- **DATA IN THIS EXERCISE**
********

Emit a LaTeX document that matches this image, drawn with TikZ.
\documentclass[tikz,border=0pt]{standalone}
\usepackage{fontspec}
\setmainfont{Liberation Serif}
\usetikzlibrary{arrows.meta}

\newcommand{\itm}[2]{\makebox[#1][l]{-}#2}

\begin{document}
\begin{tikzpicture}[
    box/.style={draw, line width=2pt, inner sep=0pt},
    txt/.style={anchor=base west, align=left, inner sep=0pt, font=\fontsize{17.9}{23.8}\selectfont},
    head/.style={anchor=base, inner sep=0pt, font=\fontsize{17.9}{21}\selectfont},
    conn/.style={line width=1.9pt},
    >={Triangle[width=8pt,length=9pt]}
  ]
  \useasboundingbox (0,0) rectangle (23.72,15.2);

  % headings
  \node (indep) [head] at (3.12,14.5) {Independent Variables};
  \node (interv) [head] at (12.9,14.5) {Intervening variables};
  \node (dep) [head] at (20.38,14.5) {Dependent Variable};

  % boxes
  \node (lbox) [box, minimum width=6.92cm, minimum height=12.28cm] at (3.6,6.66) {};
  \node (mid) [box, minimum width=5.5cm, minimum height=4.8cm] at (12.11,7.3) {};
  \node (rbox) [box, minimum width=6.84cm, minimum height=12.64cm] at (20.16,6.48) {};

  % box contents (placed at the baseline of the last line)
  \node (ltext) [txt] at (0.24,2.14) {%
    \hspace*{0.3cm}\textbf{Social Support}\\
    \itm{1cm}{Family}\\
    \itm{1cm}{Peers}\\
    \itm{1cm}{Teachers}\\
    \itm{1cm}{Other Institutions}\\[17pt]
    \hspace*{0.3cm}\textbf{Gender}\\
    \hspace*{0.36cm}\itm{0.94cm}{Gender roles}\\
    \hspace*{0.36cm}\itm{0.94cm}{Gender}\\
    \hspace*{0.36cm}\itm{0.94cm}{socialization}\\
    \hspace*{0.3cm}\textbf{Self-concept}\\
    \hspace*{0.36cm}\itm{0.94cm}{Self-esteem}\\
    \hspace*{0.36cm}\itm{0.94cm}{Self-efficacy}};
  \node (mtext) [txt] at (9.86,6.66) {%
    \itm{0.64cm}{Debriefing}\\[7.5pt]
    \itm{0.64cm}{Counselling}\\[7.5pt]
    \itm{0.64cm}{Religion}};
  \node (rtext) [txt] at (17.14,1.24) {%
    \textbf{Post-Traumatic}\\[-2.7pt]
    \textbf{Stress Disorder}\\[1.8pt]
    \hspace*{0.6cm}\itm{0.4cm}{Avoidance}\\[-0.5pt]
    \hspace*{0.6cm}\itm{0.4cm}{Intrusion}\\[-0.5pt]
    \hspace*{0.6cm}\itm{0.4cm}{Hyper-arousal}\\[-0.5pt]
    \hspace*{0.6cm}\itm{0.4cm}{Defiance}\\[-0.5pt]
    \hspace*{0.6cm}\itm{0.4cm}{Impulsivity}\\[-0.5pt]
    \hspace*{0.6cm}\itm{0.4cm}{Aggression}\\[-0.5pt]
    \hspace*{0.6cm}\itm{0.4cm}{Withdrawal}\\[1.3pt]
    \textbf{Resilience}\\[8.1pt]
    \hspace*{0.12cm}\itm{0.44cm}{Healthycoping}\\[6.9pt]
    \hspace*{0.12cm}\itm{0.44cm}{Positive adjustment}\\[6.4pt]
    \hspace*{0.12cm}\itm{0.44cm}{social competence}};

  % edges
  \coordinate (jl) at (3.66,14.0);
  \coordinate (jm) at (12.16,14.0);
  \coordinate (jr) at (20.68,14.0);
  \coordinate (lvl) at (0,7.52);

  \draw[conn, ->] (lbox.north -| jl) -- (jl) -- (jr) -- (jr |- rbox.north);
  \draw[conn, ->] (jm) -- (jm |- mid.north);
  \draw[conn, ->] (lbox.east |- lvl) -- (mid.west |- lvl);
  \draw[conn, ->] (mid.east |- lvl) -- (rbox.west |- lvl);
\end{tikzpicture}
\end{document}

********

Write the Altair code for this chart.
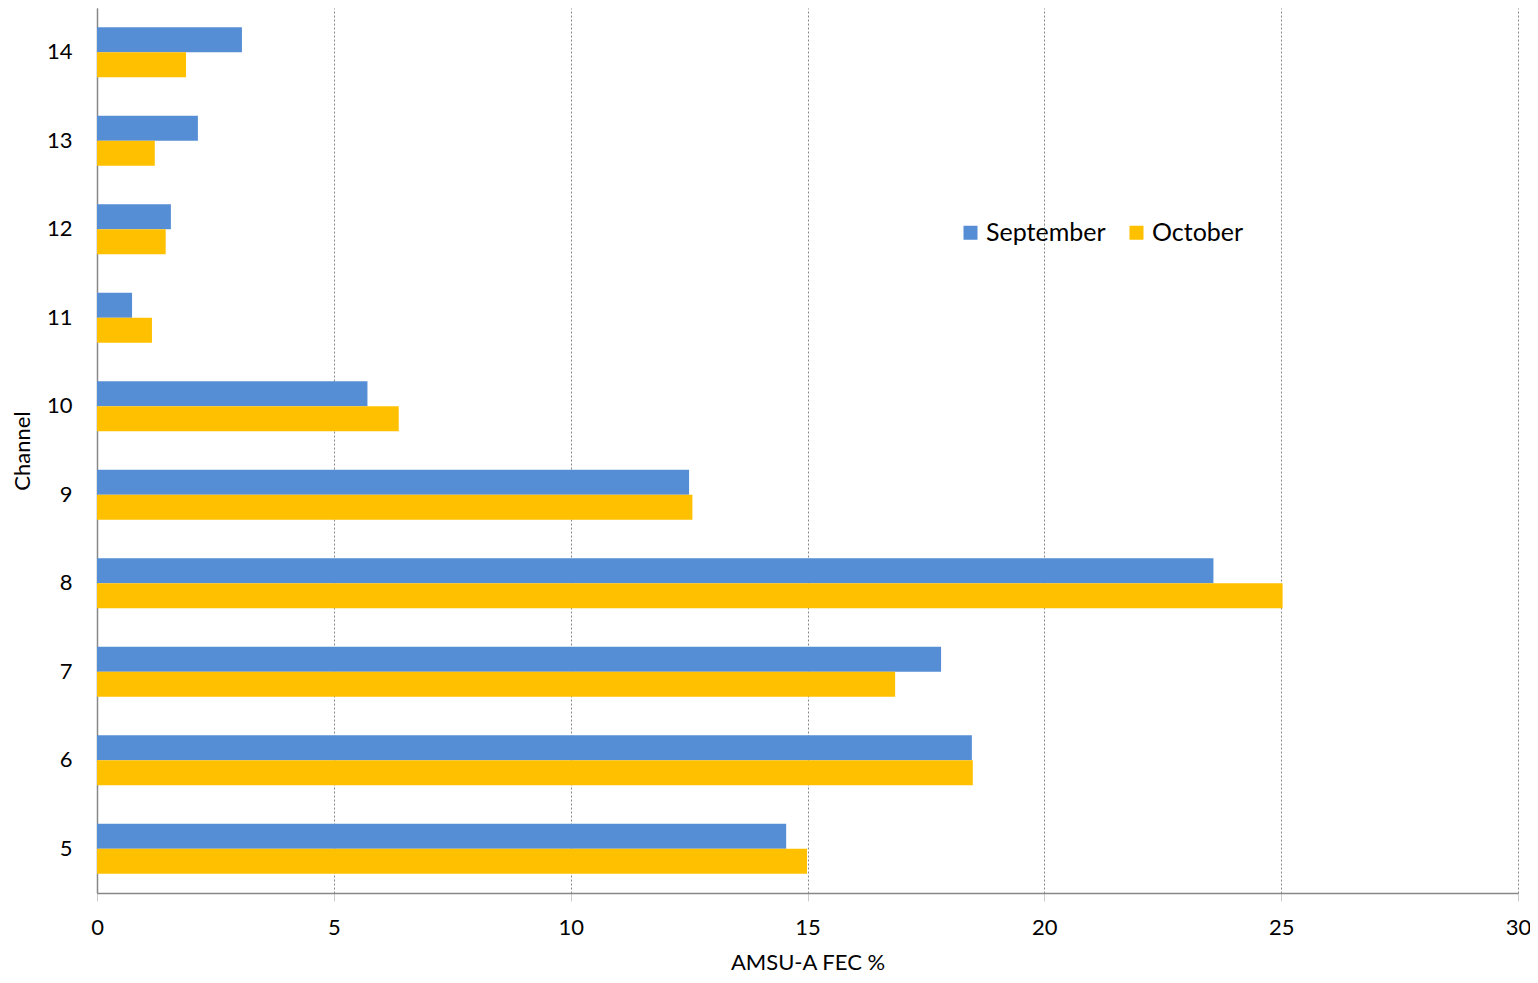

********

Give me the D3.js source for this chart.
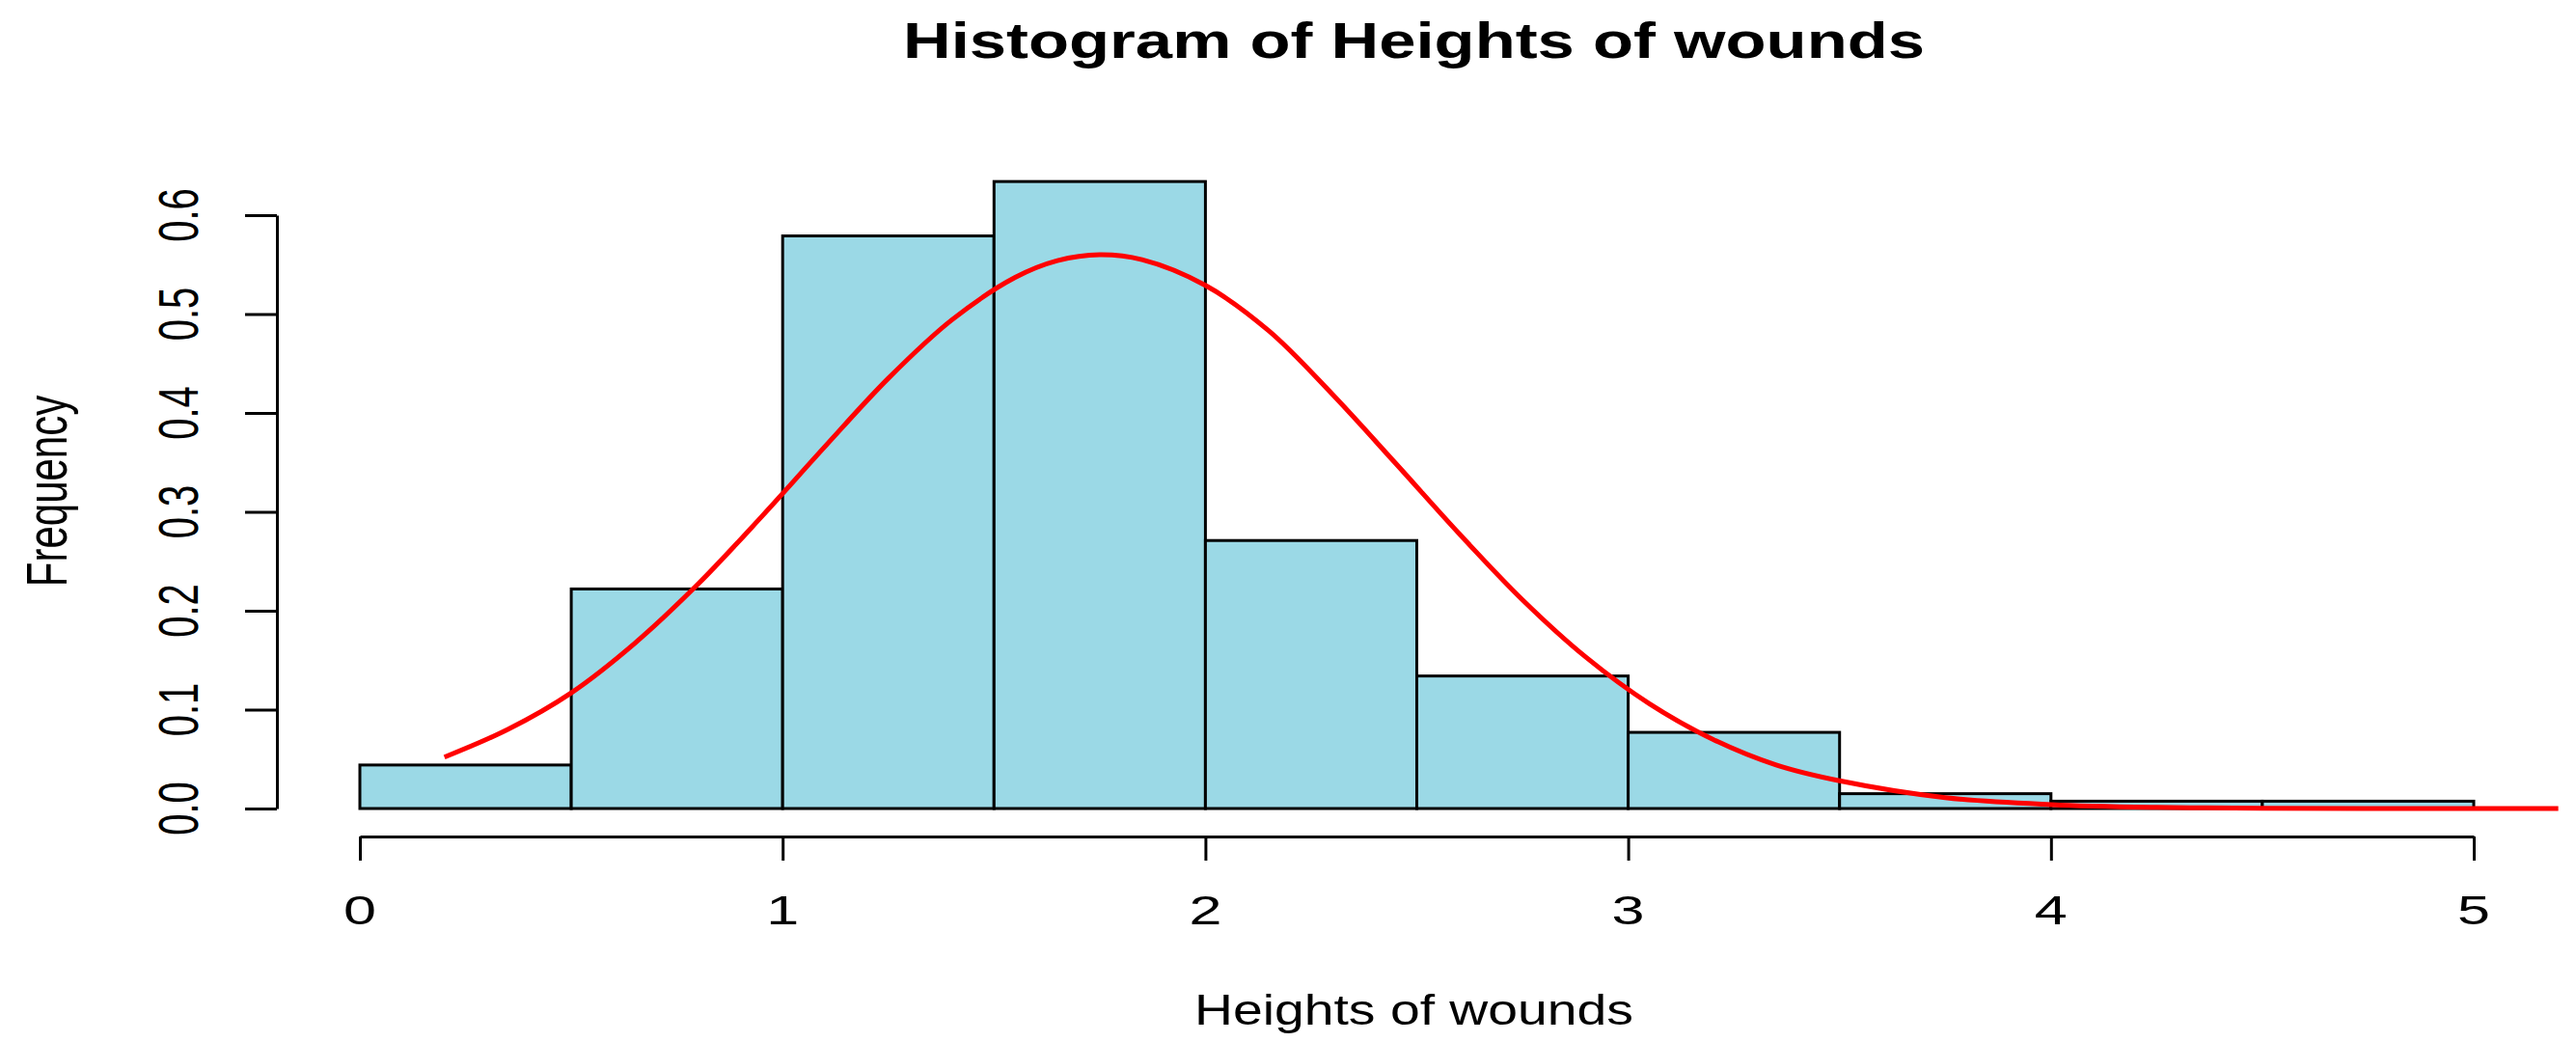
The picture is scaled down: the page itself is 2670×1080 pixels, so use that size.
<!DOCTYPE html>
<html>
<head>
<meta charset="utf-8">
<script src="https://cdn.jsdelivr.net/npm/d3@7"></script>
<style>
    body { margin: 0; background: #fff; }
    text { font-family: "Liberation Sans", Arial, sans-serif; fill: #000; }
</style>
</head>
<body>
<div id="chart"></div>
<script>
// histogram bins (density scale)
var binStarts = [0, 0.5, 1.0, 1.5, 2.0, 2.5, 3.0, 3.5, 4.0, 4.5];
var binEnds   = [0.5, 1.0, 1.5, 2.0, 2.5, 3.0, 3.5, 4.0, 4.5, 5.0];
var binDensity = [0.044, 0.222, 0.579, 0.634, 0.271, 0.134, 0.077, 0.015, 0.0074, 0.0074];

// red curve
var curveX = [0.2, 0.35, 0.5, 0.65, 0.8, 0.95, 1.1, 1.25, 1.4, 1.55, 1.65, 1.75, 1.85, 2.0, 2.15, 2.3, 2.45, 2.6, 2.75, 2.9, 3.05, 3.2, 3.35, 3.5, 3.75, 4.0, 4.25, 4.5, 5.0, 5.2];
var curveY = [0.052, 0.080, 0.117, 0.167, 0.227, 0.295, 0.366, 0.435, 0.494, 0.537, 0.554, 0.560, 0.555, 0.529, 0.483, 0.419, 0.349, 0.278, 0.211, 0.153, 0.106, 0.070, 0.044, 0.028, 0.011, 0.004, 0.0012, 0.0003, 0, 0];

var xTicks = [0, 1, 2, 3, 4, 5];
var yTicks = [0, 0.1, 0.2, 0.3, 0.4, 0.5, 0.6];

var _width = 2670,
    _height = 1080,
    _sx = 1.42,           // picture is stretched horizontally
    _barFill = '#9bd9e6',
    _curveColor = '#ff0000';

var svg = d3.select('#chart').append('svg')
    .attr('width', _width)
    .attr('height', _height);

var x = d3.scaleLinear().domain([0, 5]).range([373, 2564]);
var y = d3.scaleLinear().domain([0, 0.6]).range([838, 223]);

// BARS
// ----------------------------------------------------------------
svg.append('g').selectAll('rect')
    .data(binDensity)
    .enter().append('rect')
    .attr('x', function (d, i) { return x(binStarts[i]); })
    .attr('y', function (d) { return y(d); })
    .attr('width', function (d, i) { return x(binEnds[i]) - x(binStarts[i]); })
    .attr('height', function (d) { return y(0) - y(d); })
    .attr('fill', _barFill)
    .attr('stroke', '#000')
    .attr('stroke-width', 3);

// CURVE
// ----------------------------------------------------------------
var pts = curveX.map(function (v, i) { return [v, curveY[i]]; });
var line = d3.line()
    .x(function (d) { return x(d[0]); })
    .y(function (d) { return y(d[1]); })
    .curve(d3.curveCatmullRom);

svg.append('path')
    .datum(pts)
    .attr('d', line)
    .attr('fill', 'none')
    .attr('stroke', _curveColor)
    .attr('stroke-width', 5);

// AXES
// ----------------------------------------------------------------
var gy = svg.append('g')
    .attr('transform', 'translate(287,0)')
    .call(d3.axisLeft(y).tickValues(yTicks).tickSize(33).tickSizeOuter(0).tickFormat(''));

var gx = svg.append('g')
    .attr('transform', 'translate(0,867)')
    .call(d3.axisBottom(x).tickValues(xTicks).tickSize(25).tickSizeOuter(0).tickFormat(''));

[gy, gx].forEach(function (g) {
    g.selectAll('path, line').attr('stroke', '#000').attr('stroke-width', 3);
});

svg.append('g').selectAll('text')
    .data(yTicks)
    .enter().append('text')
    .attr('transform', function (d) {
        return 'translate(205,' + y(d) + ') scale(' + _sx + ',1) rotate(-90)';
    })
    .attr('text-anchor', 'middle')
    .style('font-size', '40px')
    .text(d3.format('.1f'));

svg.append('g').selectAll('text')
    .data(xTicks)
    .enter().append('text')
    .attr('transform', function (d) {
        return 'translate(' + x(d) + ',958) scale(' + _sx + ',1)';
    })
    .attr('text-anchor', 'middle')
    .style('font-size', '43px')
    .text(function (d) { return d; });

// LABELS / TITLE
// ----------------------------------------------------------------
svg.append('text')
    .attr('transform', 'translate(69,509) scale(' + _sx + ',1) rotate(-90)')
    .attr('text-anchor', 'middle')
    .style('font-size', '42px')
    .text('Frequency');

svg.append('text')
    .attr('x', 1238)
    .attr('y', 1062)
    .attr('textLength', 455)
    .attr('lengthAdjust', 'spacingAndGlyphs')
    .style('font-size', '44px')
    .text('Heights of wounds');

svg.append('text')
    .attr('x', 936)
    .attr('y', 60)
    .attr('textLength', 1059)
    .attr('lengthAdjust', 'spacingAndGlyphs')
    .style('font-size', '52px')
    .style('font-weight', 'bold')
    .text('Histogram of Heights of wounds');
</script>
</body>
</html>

********

Which lines above run from the one containing "The picture is" down to the one containing "0.015, 0.0074, 0.0074];"? Repeat exactly those, both ends included, and nothing else.

The picture is scaled down: the page itself is 2670×1080 pixels, so use that size.
<!DOCTYPE html>
<html>
<head>
<meta charset="utf-8">
<script src="https://cdn.jsdelivr.net/npm/d3@7"></script>
<style>
    body { margin: 0; background: #fff; }
    text { font-family: "Liberation Sans", Arial, sans-serif; fill: #000; }
</style>
</head>
<body>
<div id="chart"></div>
<script>
// histogram bins (density scale)
var binStarts = [0, 0.5, 1.0, 1.5, 2.0, 2.5, 3.0, 3.5, 4.0, 4.5];
var binEnds   = [0.5, 1.0, 1.5, 2.0, 2.5, 3.0, 3.5, 4.0, 4.5, 5.0];
var binDensity = [0.044, 0.222, 0.579, 0.634, 0.271, 0.134, 0.077, 0.015, 0.0074, 0.0074];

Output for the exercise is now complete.